L’impact des droits de douane américains a été jusqu’à présent plus faible qu’on ne le craignait initialement, rappelle M. Macklem, mais il avertit que les répercussions réelles restent à déterminer.
Il indique que le Canada a déjà commencé à prendre les premières mesures pour protéger l’économie contre de futures perturbations, mais soutient également que le travail acharné doit s’amorcer dès maintenant.
M. Macklem réclame de meilleurs corridors de transport est-ouest et des améliorations aux infrastructures portuaires pour faciliter l’acheminement des marchandises canadiennes vers les marchés étrangers. Ces efforts pourraient contribuer à réduire la dépendance du Canada envers les marchés américains et à optimiser l’utilisation des accords de libre-échange existants avec des pays du monde entier.
Il plaide également pour la suppression des barrières commerciales interprovinciales, l’harmonisation des cadres réglementaires entre les provinces et une réduction générale des délais d’approbation afin de stimuler la productivité canadienne.
Combinées, ces mesures pourraient contribuer à relancer la croissance économique du Canada et à dépasser la trajectoire observée avant les perturbations tarifaires américaines, selon M. Macklem.
«Les leaders du pays — chefs d’entreprise, responsables politiques et dirigeants économiques — doivent tracer une nouvelle voie. On aurait dû faire ces changements il y a 15 ans. Mais le deuxième meilleur moment, c’est maintenant», affirme-t-il.
Inquiétudes concernant la Fed
Le gouverneur de la banque centrale canadienne note également la persistance de M. Trump à influencer et remodeler la Réserve fédérale américaine (Fed) — l’équivalent de la Banque du Canada au sud de la frontière.
Le président Trump a ordonné la destitution de la gouverneure de la Fed Lisa Cook dans une affaire qui doit être tranchée par la Cour suprême des États-Unis, et aurait envisagé de licencier le président de la Réserve fédérale, Jerome Powell.
La Fed, à l’instar de la Banque du Canada, a réduit son taux directeur d’un quart de point la semaine dernière, bien que M. Trump ait fait pression pour un assouplissement plus rapide.
M. Macklem affirme dans son discours que les tentatives du président Trump d’influencer la Fed «soulèvent des questions quant au maintien de l’indépendance de la politique monétaire américaine».

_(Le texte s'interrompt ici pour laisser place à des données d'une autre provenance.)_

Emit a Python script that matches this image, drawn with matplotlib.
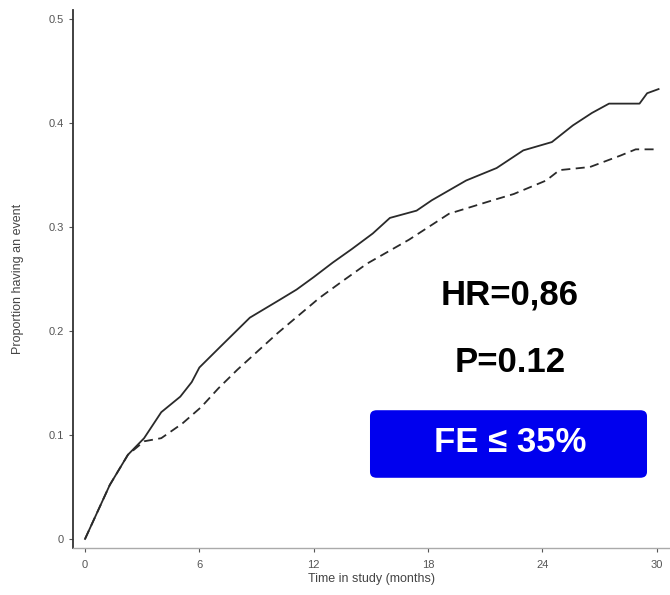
import numpy as np
import matplotlib
matplotlib.use('Agg')
import matplotlib.pyplot as plt
from matplotlib.patches import FancyBboxPatch

plt.rcParams['font.family'] = ['Liberation Sans', 'DejaVu Sans']

# solid curve (higher event rate)
solid_months = [0, 0.5, 1.3, 2.25, 3.1, 4.0, 5.0, 5.6, 6.0, 7.1, 8.65, 10.2, 11.1, 12.0,
                13.0, 14.0, 15.1, 16.0, 17.4, 18.2, 20.0, 21.6, 23.0, 24.5, 25.6, 26.6,
                27.5, 29.1, 29.5, 30.1]
solid_vals = [0, 0.02, 0.052, 0.081, 0.097, 0.122, 0.137, 0.151, 0.165, 0.185, 0.213, 0.23,
              0.24, 0.252, 0.266, 0.279, 0.294, 0.309, 0.316, 0.326, 0.345, 0.357, 0.374,
              0.382, 0.398, 0.41, 0.419, 0.419, 0.429, 0.433]

# dashed curve
dash_months = [0, 0.5, 1.3, 2.25, 3.1, 4.0, 5.1, 6.1, 7.0, 8.0, 10.1, 12.3, 13.5, 14.8,
               17.0, 19.1, 21.4, 22.5, 24.2, 24.9, 26.5, 28.1, 28.9, 30.0]
dash_vals = [0, 0.02, 0.052, 0.081, 0.094, 0.097, 0.111, 0.127, 0.145, 0.163, 0.198, 0.232,
             0.248, 0.265, 0.288, 0.313, 0.326, 0.332, 0.345, 0.355, 0.358, 0.369, 0.375,
             0.375]

x_ticks = [0, 6, 12, 18, 24, 30]
y_ticks = [0, 0.1, 0.2, 0.3, 0.4, 0.5]
y_ticklabels = ['0', '0.1', '0.2', '0.3', '0.4', '0.5']

fig = plt.figure(figsize=(6.7, 5.95), dpi=100)
ax = fig.add_axes([0.109, 0.079, 0.891, 0.904])

ax.plot(solid_months, solid_vals, color='#2a2a2a', lw=1.3)
ax.plot(dash_months, dash_vals, color='#2a2a2a', lw=1.3, dashes=(5, 3))

ax.set_xlim(-0.63, 30.7)
ax.set_ylim(-0.0087, 0.509)
ax.set_xticks(x_ticks)
ax.set_yticks(y_ticks)
ax.set_yticklabels(y_ticklabels)
ax.tick_params(labelsize=8, colors='#555555', length=3, width=0.8)
ax.tick_params(axis='x', pad=6)
for s in ['top', 'right']:
    ax.spines[s].set_visible(False)
ax.spines['left'].set_color('#333333')
ax.spines['left'].set_linewidth(1.3)
ax.spines['bottom'].set_color('#aaaaaa')
ax.spines['bottom'].set_linewidth(1.0)

ax.set_xlabel('Time in study (months)', fontsize=9, color='#444444', labelpad=2)
ax.set_ylabel('Proportion having an event', fontsize=9, color='#444444', labelpad=18)

fig.text(0.761, 1 - 295 / 595, 'HR=0,86', fontsize=25, fontweight='bold',
         ha='center', va='center')
fig.text(0.761, 1 - 363 / 595, 'P=0.12', fontsize=25, fontweight='bold',
         ha='center', va='center')

box = FancyBboxPatch((372 / 670, 1 - 476 / 595), 273 / 670, 64 / 595,
                     boxstyle='round,pad=0.003,rounding_size=0.01',
                     transform=fig.transFigure, facecolor='#0000ee', edgecolor='none')
fig.patches.append(box)
fig.text(0.761, 1 - 443 / 595, 'FE ≤ 35%', fontsize=25, fontweight='bold',
         color='white', ha='center', va='center', family=['Liberation Sans', 'DejaVu Sans'])

fig.savefig('out.png', dpi=100)
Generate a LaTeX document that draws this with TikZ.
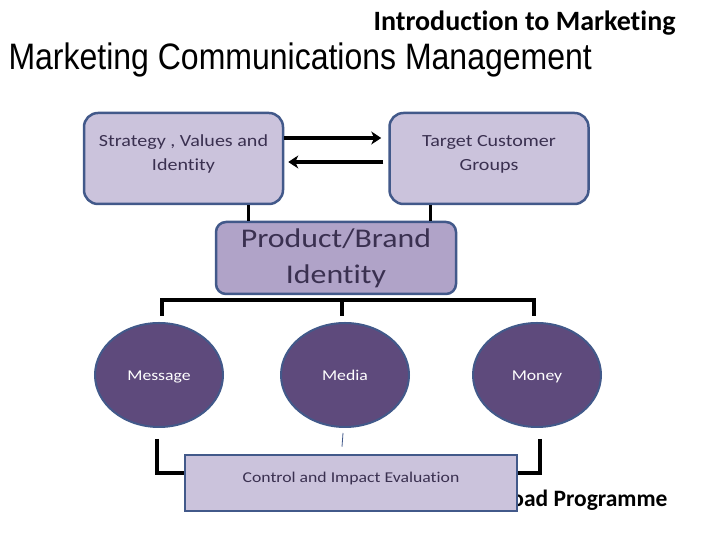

«La leçon à tirer de l’histoire est claire: les banques centrales qui jouissent d’une indépendance opérationnelle en matière de politique monétaire sont plus efficaces pour assurer la stabilité des prix pour leurs citoyens», explique-t-il plus tard aux journalistes.
M. Macklem avertit également que les menaces pesant sur la stabilité financière aux États-Unis auront des répercussions ailleurs dans le monde et commencent déjà «à avoir des conséquences sur les marchés financiers».
Il ajoute également que son homologue américain, M. Powell, «fait un très bon travail dans des circonstances très difficiles et qu’il oriente la politique monétaire en se basant sur des preuves, et non sur la politique».